I STILL MAINTAIN THAT underpants that no longer fit are best thrown out. I do understand the desire to hold on to the memories they might contain, whether magnificent or mundane. But if we are conscious of the temporariness of anything, or everything, we will be far less likely to squander time looking backwards, or forwards, to other moments than the one we are in.

If we accept flowering is by its nature a fleeting occurrence, then we are more likely to recognise each bud as a victory, each blossom as a triumph. And if we accept impermanence, we are far more likely to live in the present, to relish the beauty in front of us, and the almost infinite possibilities contained in every hour, or a single breath.

Chapter 8

Accept Imperfection

When you look at the clouds they are not symmetrical.

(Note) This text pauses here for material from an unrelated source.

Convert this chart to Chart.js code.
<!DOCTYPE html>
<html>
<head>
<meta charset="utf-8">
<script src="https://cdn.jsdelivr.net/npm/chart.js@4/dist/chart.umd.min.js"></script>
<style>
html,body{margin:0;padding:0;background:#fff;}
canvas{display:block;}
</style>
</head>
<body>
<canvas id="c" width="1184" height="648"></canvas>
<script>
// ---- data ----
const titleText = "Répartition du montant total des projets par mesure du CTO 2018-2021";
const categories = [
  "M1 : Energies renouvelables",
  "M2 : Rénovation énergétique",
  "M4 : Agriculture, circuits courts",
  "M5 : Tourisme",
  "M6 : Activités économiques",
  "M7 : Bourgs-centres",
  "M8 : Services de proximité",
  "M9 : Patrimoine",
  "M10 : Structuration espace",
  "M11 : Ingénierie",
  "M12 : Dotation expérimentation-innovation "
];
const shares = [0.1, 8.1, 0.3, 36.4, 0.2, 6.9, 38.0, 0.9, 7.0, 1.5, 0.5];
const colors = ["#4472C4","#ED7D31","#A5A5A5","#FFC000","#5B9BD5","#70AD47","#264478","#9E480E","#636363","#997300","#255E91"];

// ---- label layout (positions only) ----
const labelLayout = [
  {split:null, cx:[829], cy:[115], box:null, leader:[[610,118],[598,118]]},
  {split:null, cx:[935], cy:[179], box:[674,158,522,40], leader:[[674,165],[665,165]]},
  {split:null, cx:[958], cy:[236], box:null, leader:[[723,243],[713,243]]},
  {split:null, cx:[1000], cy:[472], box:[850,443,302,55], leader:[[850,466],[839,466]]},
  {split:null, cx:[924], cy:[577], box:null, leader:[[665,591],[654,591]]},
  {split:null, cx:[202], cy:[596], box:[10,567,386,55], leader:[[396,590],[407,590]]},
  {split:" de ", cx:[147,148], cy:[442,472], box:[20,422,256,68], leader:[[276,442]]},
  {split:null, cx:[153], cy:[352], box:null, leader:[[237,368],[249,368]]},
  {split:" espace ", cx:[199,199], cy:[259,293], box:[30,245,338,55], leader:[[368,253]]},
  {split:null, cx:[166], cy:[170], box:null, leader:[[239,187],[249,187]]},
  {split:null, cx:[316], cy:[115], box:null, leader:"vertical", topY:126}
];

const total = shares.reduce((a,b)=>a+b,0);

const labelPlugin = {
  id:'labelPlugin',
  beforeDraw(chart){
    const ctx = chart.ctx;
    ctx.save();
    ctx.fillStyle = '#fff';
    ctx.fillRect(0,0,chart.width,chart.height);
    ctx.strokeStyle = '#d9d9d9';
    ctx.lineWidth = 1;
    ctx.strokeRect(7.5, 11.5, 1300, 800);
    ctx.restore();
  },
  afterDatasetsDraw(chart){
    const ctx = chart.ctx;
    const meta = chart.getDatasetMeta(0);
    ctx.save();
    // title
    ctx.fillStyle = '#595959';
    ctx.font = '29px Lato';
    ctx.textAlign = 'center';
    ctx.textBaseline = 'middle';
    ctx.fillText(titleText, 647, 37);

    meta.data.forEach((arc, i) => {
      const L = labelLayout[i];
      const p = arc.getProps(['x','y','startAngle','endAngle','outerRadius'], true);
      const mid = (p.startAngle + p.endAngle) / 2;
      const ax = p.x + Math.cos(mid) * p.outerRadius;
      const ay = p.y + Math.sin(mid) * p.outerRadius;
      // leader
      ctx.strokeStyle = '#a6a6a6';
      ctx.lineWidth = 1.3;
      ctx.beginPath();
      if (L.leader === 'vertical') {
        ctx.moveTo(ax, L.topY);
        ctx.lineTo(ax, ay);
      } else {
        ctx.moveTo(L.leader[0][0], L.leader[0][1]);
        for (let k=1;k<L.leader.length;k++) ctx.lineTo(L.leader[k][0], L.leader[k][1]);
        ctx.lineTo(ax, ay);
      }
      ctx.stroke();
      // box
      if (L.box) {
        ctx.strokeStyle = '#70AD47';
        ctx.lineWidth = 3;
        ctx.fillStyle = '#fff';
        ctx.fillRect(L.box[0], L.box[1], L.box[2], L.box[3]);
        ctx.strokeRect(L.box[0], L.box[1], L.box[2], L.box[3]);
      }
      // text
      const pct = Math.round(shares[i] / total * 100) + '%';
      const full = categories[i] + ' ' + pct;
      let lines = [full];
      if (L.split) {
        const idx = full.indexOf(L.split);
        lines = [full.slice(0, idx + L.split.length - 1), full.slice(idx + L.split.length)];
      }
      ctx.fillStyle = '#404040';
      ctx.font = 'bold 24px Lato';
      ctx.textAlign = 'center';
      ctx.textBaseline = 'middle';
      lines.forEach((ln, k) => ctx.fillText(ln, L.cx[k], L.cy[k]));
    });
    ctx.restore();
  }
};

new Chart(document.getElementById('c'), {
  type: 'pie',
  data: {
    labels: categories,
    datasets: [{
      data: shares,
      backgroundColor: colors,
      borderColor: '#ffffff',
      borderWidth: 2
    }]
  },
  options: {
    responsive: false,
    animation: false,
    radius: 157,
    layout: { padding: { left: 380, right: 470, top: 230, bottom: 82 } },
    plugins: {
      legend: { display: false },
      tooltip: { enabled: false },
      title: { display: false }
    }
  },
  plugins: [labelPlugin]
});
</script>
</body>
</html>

They do not form fours and they do not come along in cubes, but you know at once that they are not a mess . . . They are wiggly but, in a way, orderly, although it is difficult for us to describe that kind of order. Now, take a look at yourselves. You are all wiggly . . . We are just like clouds, rocks and stars. Look at the way the stars are arranged. Do you criticize the way the stars are arranged?

— Alan W. Watts, The Tao of Philosophy

SOME PHYSICAL FLAWS ARE apparent from birth. Others are pointed out to you. I never realised that I had a big nose, for example, until my brother joked about it once at dinner. A short time later, an artist who specialised in caricatures was asked to draw a cartoon of me to run with my newspaper columns. In it, my nose curved so far around my cheek that it almost tickled my ear. I can still remember the roaring laughter of my editor when she saw it. I hated it.